ONE SWILLED WHISKEY ONSTAGE. Another played sounds of beastly breathing. One more reconfigured Kraftwerk for a merengue band. Yet another expressed an interest in “elephants picking up subsonic sounds from a tsunami and escaping over the mountains.”
Such was the range of activity in Montreal last week during Mutek, an international festival of “digital creativity and electronic music.” Here, the term “electronic music” applies to a wide range of matters: from the stuff of sound-art galleries and stroboscopic dance clubs to heady discursions and head-bashing noise to fantastical technologies and furrowed futurism. Sometimes––by will or by strategy––they swirl.
So it went on Saturday, when in the span of one hour I caught both Ben Frost and a character called Señor Coconut. Frost is a musician living in Iceland who drafts improbably dark and dramatic sounds with an occasionally brandished guitar and a table full of processing gear (laptop, synthesizer, black boxes of various kinds). He played, in what was effectively a big concrete bunker, at an exceptionally high volume, such that his abrasive washes of noise and waves of bass took on an almost narrative quality of foreboding. Then, out of nowhere, Frost pulled the action back to focus on material much more sparse: the sound of an animal (probably a bear, definitely a brute) catching its breath after doing something dire. There was nothing expressly “musical” about it, just slow and steady heaving, but the surprisingly sinister interlude sounded as composed as a string quartet.
The mood was different a few blocks away, outside on a plaza at Place des Festivals. This was the site of a free outdoor concert featuring Señor Coconut & His Orchestra, a group that does the noble work of re-setting electronic-music classics as highly orchestral Latin jams. It would seem to be a novelty act. (Daft Punk done as salsa!) And it is—but only in part. As they moved through game versions of landmark club tracks like Telex’s “Moscow Disco” and pop songs like Eurythmics’ “Sweet Dreams,” Señor Coconut (a German artist named Uwe Schmidt, on laptop) and his eight-piece band (horns, congas, vibes, upright bass) managed to reconcile the chasm between unabashed kitsch and austere appreciation. And when the program moved into Kraftwerk, things got downright reverential: During extended tributes to “Tour de France” and “Autobahn,” the band cycled and churned through source material whose epochal machinic spirit proved even more irrepressible in throwback fleshy form.

Señor Coconut also signaled an interesting confluence of old and new at Mutek this year. As electronic-music culture continues to age, the allure of the past—of the idea of history itself—has crept into realms of numerous kinds.
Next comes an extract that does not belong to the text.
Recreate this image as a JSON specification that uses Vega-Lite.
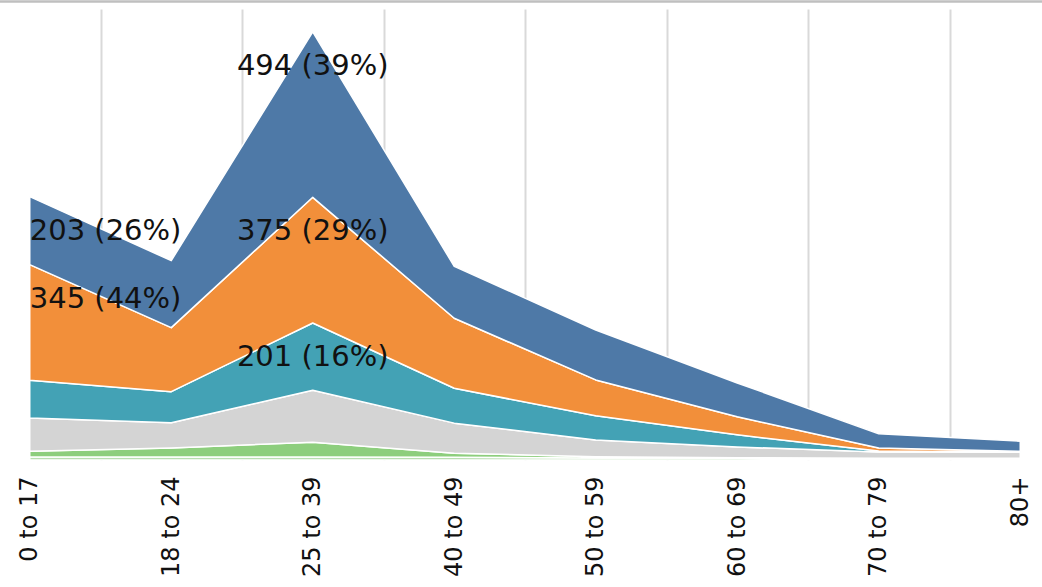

To wit: One standout performance at Mutek was an odd show by the Caretaker, aka James Kirby, an English artist who makes ghostly aural collages with records from the 1920s and ’30s, among other things. To present his work at the stately eight-hundred-seat proscenium theater in Monument-National, Kirby decided to . . . basically just sit onstage with his computer and a bottle of Glenlivet, which he proceeded to gulp while staring at a screen that flickered with drunken images from late nights out at bars. That was pretty much it. The performance began with a disarmingly personal paean to “chaos and debauchery” projected on-screen, and its lack of action had an effect that proved strangely as haunting as the Caretaker’s sound—especially in a realm still figuring out what it means to “perform” music made with computers. When the Caretaker finally stood up, he’d taken off his black jacket to reveal a shiny silver shirt—perfect flash for what turned into a demented encore version of Barbra Streisand’s “The Way We Were,” which the Caretaker himself croaked through an effected microphone like a corpse crooner. Memories, indeed.
The Caretaker’s gambit was simultaneously one of the best and worst performances at Mutek, a festival smart enough to entertain the ramifications of both. Other highlights ranged from the markedly physical (dancing to French house genius Pépé Bradock and DJ Koze, the latter of whom spun in a downpour beneath a Calder sculpture in Jean-Drapeau Park) to the fitfully cerebral (a panel discussion on “The Moment of Impact: The Physicality of Sound,” in which artist Carl Michael von Hausswolff talked about elephants’ specialized hearing and Pythagoras’s habit of giving lectures out of view, so students would focus attention on the sound of his voice).
Somewhere in the mix of it all lurked the heart and wires of Mutek. Or maybe it was in the disembodied mood of a rare show by the industrial-music legends Nurse with Wound. Or, more likely, it was in the middle of Actress and King Midas Sound, two by-products of the churning contemporary club genre known as dubstep. The lone-man Actress played a stiff but intriguingly rigorous dance-floor set full of new formalist conceits, while King Midas Sound steered toward the ghosts of old dub reggae and—in its near-religious fetishization of bass—lowered an overwhelming BOOM! With every low-end throb, Mutek seemed to shake at its core.